## Instructions to follow
Write out each line exactly as given. Leave the pictures out of your copy.

[START Stored data]

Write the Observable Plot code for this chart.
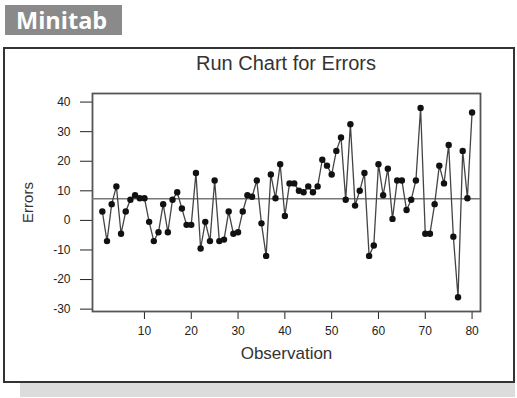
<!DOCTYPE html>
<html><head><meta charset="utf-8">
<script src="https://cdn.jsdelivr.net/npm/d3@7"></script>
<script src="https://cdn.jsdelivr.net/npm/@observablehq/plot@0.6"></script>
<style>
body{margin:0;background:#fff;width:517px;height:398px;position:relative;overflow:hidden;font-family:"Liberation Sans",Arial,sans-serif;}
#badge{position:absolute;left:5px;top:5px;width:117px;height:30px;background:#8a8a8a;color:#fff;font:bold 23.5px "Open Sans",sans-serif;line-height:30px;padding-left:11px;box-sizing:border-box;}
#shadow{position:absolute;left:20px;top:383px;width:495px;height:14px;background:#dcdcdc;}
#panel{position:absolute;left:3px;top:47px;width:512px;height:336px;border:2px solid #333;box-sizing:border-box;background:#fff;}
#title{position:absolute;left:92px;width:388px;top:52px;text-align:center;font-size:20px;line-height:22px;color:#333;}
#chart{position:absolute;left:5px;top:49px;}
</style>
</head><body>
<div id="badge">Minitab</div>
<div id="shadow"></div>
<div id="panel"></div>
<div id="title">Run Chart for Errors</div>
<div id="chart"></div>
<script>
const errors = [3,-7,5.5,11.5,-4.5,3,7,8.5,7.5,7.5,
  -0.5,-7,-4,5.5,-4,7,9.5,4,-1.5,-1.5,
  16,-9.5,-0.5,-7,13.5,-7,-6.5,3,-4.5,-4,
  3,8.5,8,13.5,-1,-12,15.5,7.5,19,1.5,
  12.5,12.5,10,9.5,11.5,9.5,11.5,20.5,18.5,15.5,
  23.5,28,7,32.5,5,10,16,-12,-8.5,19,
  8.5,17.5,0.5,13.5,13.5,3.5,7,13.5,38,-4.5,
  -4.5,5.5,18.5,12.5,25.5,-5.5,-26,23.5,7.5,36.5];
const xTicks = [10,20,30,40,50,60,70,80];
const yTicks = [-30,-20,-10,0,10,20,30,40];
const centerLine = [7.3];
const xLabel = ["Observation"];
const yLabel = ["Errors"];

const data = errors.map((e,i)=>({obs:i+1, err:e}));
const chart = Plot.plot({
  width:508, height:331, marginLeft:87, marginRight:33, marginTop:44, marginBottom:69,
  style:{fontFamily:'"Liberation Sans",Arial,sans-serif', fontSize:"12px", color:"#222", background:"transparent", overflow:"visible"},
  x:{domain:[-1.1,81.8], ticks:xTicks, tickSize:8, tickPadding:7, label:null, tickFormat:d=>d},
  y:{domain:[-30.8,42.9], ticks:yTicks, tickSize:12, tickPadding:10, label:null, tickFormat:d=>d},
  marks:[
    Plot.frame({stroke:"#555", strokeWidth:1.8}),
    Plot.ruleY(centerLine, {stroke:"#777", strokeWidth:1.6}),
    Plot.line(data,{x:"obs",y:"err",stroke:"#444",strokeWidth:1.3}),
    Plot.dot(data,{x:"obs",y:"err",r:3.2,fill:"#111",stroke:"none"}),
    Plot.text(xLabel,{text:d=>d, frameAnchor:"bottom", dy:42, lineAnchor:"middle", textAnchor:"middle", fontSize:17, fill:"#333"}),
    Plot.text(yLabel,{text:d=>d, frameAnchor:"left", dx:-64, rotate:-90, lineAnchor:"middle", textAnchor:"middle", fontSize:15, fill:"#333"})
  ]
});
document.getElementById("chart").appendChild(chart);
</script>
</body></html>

[END Stored data]

## Written response
Write the Observable Plot code for this chart.
<!DOCTYPE html>
<html><head><meta charset="utf-8">
<script src="https://cdn.jsdelivr.net/npm/d3@7"></script>
<script src="https://cdn.jsdelivr.net/npm/@observablehq/plot@0.6"></script>
<style>
body{margin:0;background:#fff;width:517px;height:398px;position:relative;overflow:hidden;font-family:"Liberation Sans",Arial,sans-serif;}
#badge{position:absolute;left:5px;top:5px;width:117px;height:30px;background:#8a8a8a;color:#fff;font:bold 23.5px "Open Sans",sans-serif;line-height:30px;padding-left:11px;box-sizing:border-box;}
#shadow{position:absolute;left:20px;top:383px;width:495px;height:14px;background:#dcdcdc;}
#panel{position:absolute;left:3px;top:47px;width:512px;height:336px;border:2px solid #333;box-sizing:border-box;background:#fff;}
#title{position:absolute;left:92px;width:388px;top:52px;text-align:center;font-size:20px;line-height:22px;color:#333;}
#chart{position:absolute;left:5px;top:49px;}
</style>
</head><body>
<div id="badge">Minitab</div>
<div id="shadow"></div>
<div id="panel"></div>
<div id="title">Run Chart for Errors</div>
<div id="chart"></div>
<script>
const errors = [3,-7,5.5,11.5,-4.5,3,7,8.5,7.5,7.5,
  -0.5,-7,-4,5.5,-4,7,9.5,4,-1.5,-1.5,
  16,-9.5,-0.5,-7,13.5,-7,-6.5,3,-4.5,-4,
  3,8.5,8,13.5,-1,-12,15.5,7.5,19,1.5,
  12.5,12.5,10,9.5,11.5,9.5,11.5,20.5,18.5,15.5,
  23.5,28,7,32.5,5,10,16,-12,-8.5,19,
  8.5,17.5,0.5,13.5,13.5,3.5,7,13.5,38,-4.5,
  -4.5,5.5,18.5,12.5,25.5,-5.5,-26,23.5,7.5,36.5];
const xTicks = [10,20,30,40,50,60,70,80];
const yTicks = [-30,-20,-10,0,10,20,30,40];
const centerLine = [7.3];
const xLabel = ["Observation"];
const yLabel = ["Errors"];

const data = errors.map((e,i)=>({obs:i+1, err:e}));
const chart = Plot.plot({
  width:508, height:331, marginLeft:87, marginRight:33, marginTop:44, marginBottom:69,
  style:{fontFamily:'"Liberation Sans",Arial,sans-serif', fontSize:"12px", color:"#222", background:"transparent", overflow:"visible"},
  x:{domain:[-1.1,81.8], ticks:xTicks, tickSize:8, tickPadding:7, label:null, tickFormat:d=>d},
  y:{domain:[-30.8,42.9], ticks:yTicks, tickSize:12, tickPadding:10, label:null, tickFormat:d=>d},
  marks:[
    Plot.frame({stroke:"#555", strokeWidth:1.8}),
    Plot.ruleY(centerLine, {stroke:"#777", strokeWidth:1.6}),
    Plot.line(data,{x:"obs",y:"err",stroke:"#444",strokeWidth:1.3}),
    Plot.dot(data,{x:"obs",y:"err",r:3.2,fill:"#111",stroke:"none"}),
    Plot.text(xLabel,{text:d=>d, frameAnchor:"bottom", dy:42, lineAnchor:"middle", textAnchor:"middle", fontSize:17, fill:"#333"}),
    Plot.text(yLabel,{text:d=>d, frameAnchor:"left", dx:-64, rotate:-90, lineAnchor:"middle", textAnchor:"middle", fontSize:15, fill:"#333"})
  ]
});
document.getElementById("chart").appendChild(chart);
</script>
</body></html>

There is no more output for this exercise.